→ **WHAT YOU HAVE TO DO**:
Would you write out the listing verbatim and skip every picture in it?

→ **DATA BLOCK**:

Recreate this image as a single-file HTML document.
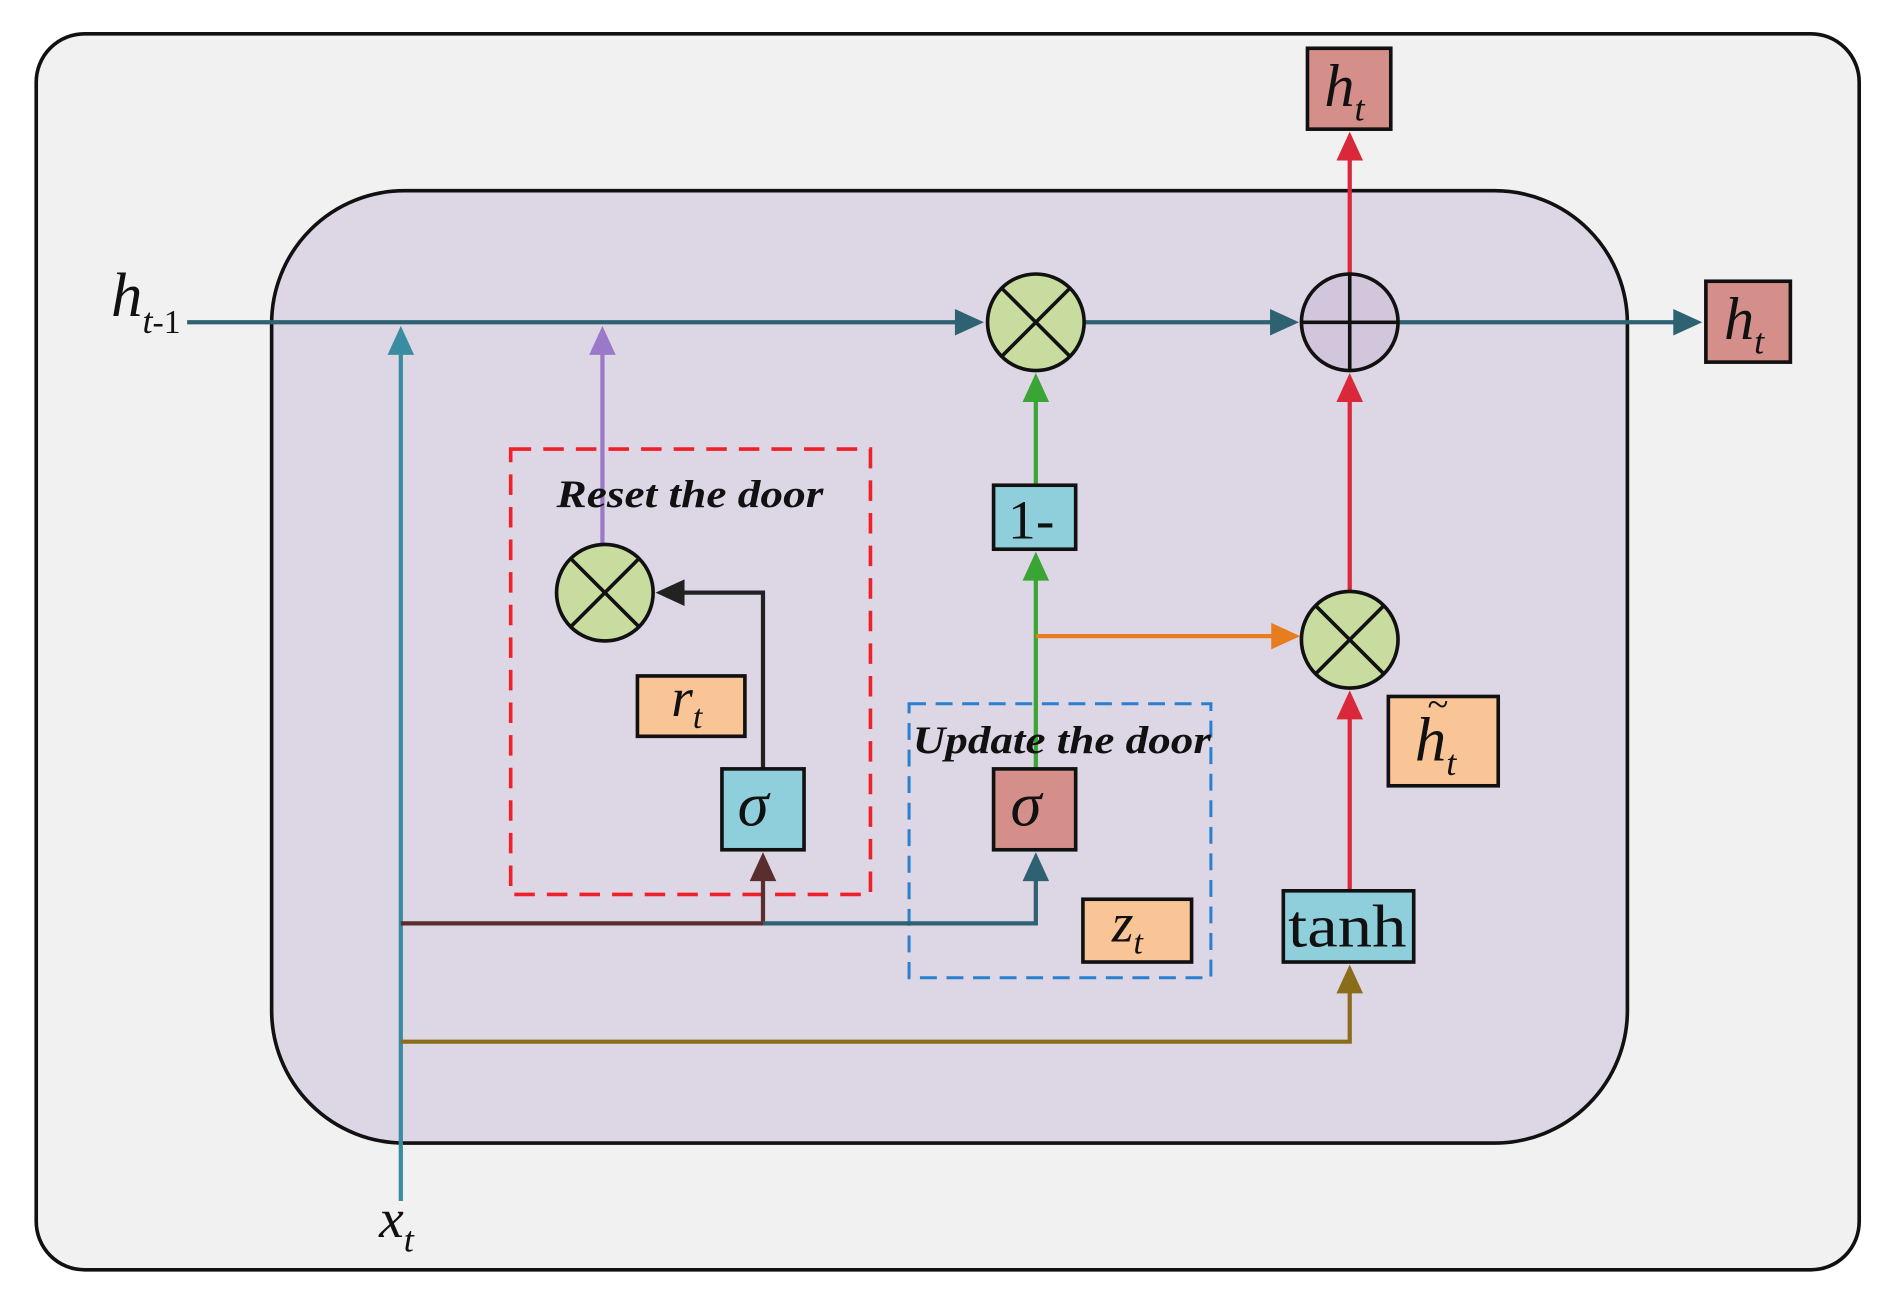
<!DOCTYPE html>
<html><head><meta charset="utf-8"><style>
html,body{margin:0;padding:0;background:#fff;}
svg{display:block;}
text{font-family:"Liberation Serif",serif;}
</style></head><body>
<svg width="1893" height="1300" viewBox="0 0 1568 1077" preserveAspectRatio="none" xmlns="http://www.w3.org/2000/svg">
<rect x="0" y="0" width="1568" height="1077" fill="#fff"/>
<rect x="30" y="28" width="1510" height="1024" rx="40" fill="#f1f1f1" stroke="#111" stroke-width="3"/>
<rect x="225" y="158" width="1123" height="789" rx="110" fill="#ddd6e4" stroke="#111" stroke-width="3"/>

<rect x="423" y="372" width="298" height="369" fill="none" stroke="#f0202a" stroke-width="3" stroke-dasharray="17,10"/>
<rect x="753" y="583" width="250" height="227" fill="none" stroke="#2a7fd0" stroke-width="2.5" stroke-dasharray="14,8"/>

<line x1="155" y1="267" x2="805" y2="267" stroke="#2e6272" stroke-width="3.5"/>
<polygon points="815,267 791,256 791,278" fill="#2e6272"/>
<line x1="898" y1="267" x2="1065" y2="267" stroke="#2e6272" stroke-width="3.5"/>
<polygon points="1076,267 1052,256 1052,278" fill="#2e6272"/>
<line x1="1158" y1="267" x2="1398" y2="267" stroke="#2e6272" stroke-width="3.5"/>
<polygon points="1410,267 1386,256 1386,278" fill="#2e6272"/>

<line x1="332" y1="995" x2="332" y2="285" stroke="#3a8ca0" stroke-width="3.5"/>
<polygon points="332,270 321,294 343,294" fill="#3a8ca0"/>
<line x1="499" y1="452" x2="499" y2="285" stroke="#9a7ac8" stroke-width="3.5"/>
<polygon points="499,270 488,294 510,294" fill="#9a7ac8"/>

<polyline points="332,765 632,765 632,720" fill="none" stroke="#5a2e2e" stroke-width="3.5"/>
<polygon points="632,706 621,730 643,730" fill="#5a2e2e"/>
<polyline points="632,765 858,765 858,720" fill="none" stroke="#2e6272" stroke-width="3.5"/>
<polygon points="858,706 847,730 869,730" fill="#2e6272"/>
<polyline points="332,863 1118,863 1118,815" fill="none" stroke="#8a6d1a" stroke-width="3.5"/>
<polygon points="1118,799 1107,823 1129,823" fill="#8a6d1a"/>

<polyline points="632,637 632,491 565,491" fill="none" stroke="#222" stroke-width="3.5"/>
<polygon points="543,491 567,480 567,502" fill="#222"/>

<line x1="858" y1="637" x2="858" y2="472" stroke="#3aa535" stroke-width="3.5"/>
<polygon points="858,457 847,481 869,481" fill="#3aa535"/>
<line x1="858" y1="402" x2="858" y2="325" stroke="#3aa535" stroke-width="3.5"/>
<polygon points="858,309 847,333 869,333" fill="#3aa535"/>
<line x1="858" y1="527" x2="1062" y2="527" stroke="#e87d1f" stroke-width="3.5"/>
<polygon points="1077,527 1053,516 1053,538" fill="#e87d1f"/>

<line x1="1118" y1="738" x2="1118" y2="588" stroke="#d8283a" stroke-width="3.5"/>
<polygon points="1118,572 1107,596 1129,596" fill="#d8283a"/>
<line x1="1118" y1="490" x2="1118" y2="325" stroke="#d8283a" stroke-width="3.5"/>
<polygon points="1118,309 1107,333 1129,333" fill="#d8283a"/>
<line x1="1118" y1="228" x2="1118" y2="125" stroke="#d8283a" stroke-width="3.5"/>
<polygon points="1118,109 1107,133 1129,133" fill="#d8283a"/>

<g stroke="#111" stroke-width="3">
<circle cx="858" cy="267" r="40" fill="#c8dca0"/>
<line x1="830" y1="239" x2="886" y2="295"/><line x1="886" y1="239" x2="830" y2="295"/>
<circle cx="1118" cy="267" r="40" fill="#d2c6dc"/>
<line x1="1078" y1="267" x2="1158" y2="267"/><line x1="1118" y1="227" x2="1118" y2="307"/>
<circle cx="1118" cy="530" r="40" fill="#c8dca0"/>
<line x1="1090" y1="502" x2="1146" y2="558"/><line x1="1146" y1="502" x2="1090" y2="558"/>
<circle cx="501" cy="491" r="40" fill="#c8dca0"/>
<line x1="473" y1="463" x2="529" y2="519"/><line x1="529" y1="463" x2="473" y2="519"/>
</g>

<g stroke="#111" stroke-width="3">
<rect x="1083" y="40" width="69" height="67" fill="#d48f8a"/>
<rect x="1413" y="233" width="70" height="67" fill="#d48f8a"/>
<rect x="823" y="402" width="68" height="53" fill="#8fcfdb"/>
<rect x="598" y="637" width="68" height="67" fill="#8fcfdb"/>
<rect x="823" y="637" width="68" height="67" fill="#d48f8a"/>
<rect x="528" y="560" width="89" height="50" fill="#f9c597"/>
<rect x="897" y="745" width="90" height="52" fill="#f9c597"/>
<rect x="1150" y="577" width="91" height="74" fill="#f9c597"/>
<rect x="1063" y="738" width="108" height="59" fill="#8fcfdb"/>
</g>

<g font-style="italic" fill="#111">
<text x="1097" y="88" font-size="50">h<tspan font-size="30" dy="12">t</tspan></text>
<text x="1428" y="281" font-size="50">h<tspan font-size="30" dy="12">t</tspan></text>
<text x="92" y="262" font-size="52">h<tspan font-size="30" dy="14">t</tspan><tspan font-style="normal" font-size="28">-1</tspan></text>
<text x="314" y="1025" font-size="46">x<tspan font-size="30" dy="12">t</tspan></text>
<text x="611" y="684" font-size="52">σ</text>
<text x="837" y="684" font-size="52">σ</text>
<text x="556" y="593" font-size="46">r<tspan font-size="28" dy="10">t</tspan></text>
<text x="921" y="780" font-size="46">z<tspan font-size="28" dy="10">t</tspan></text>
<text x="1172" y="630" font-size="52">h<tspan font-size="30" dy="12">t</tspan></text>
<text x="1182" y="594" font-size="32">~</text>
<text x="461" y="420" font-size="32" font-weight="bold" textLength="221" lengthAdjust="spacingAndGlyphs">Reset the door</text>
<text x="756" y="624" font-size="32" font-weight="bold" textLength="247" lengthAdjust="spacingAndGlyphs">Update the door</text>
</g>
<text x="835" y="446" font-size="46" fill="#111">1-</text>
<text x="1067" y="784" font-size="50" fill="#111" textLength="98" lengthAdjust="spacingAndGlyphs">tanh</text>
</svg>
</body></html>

→ **WRITTEN ANSWER**:
Recreate this image as a single-file HTML document.
<!DOCTYPE html>
<html><head><meta charset="utf-8"><style>
html,body{margin:0;padding:0;background:#fff;}
svg{display:block;}
text{font-family:"Liberation Serif",serif;}
</style></head><body>
<svg width="1893" height="1300" viewBox="0 0 1568 1077" preserveAspectRatio="none" xmlns="http://www.w3.org/2000/svg">
<rect x="0" y="0" width="1568" height="1077" fill="#fff"/>
<rect x="30" y="28" width="1510" height="1024" rx="40" fill="#f1f1f1" stroke="#111" stroke-width="3"/>
<rect x="225" y="158" width="1123" height="789" rx="110" fill="#ddd6e4" stroke="#111" stroke-width="3"/>

<rect x="423" y="372" width="298" height="369" fill="none" stroke="#f0202a" stroke-width="3" stroke-dasharray="17,10"/>
<rect x="753" y="583" width="250" height="227" fill="none" stroke="#2a7fd0" stroke-width="2.5" stroke-dasharray="14,8"/>

<line x1="155" y1="267" x2="805" y2="267" stroke="#2e6272" stroke-width="3.5"/>
<polygon points="815,267 791,256 791,278" fill="#2e6272"/>
<line x1="898" y1="267" x2="1065" y2="267" stroke="#2e6272" stroke-width="3.5"/>
<polygon points="1076,267 1052,256 1052,278" fill="#2e6272"/>
<line x1="1158" y1="267" x2="1398" y2="267" stroke="#2e6272" stroke-width="3.5"/>
<polygon points="1410,267 1386,256 1386,278" fill="#2e6272"/>

<line x1="332" y1="995" x2="332" y2="285" stroke="#3a8ca0" stroke-width="3.5"/>
<polygon points="332,270 321,294 343,294" fill="#3a8ca0"/>
<line x1="499" y1="452" x2="499" y2="285" stroke="#9a7ac8" stroke-width="3.5"/>
<polygon points="499,270 488,294 510,294" fill="#9a7ac8"/>

<polyline points="332,765 632,765 632,720" fill="none" stroke="#5a2e2e" stroke-width="3.5"/>
<polygon points="632,706 621,730 643,730" fill="#5a2e2e"/>
<polyline points="632,765 858,765 858,720" fill="none" stroke="#2e6272" stroke-width="3.5"/>
<polygon points="858,706 847,730 869,730" fill="#2e6272"/>
<polyline points="332,863 1118,863 1118,815" fill="none" stroke="#8a6d1a" stroke-width="3.5"/>
<polygon points="1118,799 1107,823 1129,823" fill="#8a6d1a"/>

<polyline points="632,637 632,491 565,491" fill="none" stroke="#222" stroke-width="3.5"/>
<polygon points="543,491 567,480 567,502" fill="#222"/>

<line x1="858" y1="637" x2="858" y2="472" stroke="#3aa535" stroke-width="3.5"/>
<polygon points="858,457 847,481 869,481" fill="#3aa535"/>
<line x1="858" y1="402" x2="858" y2="325" stroke="#3aa535" stroke-width="3.5"/>
<polygon points="858,309 847,333 869,333" fill="#3aa535"/>
<line x1="858" y1="527" x2="1062" y2="527" stroke="#e87d1f" stroke-width="3.5"/>
<polygon points="1077,527 1053,516 1053,538" fill="#e87d1f"/>

<line x1="1118" y1="738" x2="1118" y2="588" stroke="#d8283a" stroke-width="3.5"/>
<polygon points="1118,572 1107,596 1129,596" fill="#d8283a"/>
<line x1="1118" y1="490" x2="1118" y2="325" stroke="#d8283a" stroke-width="3.5"/>
<polygon points="1118,309 1107,333 1129,333" fill="#d8283a"/>
<line x1="1118" y1="228" x2="1118" y2="125" stroke="#d8283a" stroke-width="3.5"/>
<polygon points="1118,109 1107,133 1129,133" fill="#d8283a"/>

<g stroke="#111" stroke-width="3">
<circle cx="858" cy="267" r="40" fill="#c8dca0"/>
<line x1="830" y1="239" x2="886" y2="295"/><line x1="886" y1="239" x2="830" y2="295"/>
<circle cx="1118" cy="267" r="40" fill="#d2c6dc"/>
<line x1="1078" y1="267" x2="1158" y2="267"/><line x1="1118" y1="227" x2="1118" y2="307"/>
<circle cx="1118" cy="530" r="40" fill="#c8dca0"/>
<line x1="1090" y1="502" x2="1146" y2="558"/><line x1="1146" y1="502" x2="1090" y2="558"/>
<circle cx="501" cy="491" r="40" fill="#c8dca0"/>
<line x1="473" y1="463" x2="529" y2="519"/><line x1="529" y1="463" x2="473" y2="519"/>
</g>

<g stroke="#111" stroke-width="3">
<rect x="1083" y="40" width="69" height="67" fill="#d48f8a"/>
<rect x="1413" y="233" width="70" height="67" fill="#d48f8a"/>
<rect x="823" y="402" width="68" height="53" fill="#8fcfdb"/>
<rect x="598" y="637" width="68" height="67" fill="#8fcfdb"/>
<rect x="823" y="637" width="68" height="67" fill="#d48f8a"/>
<rect x="528" y="560" width="89" height="50" fill="#f9c597"/>
<rect x="897" y="745" width="90" height="52" fill="#f9c597"/>
<rect x="1150" y="577" width="91" height="74" fill="#f9c597"/>
<rect x="1063" y="738" width="108" height="59" fill="#8fcfdb"/>
</g>

<g font-style="italic" fill="#111">
<text x="1097" y="88" font-size="50">h<tspan font-size="30" dy="12">t</tspan></text>
<text x="1428" y="281" font-size="50">h<tspan font-size="30" dy="12">t</tspan></text>
<text x="92" y="262" font-size="52">h<tspan font-size="30" dy="14">t</tspan><tspan font-style="normal" font-size="28">-1</tspan></text>
<text x="314" y="1025" font-size="46">x<tspan font-size="30" dy="12">t</tspan></text>
<text x="611" y="684" font-size="52">σ</text>
<text x="837" y="684" font-size="52">σ</text>
<text x="556" y="593" font-size="46">r<tspan font-size="28" dy="10">t</tspan></text>
<text x="921" y="780" font-size="46">z<tspan font-size="28" dy="10">t</tspan></text>
<text x="1172" y="630" font-size="52">h<tspan font-size="30" dy="12">t</tspan></text>
<text x="1182" y="594" font-size="32">~</text>
<text x="461" y="420" font-size="32" font-weight="bold" textLength="221" lengthAdjust="spacingAndGlyphs">Reset the door</text>
<text x="756" y="624" font-size="32" font-weight="bold" textLength="247" lengthAdjust="spacingAndGlyphs">Update the door</text>
</g>
<text x="835" y="446" font-size="46" fill="#111">1-</text>
<text x="1067" y="784" font-size="50" fill="#111" textLength="98" lengthAdjust="spacingAndGlyphs">tanh</text>
</svg>
</body></html>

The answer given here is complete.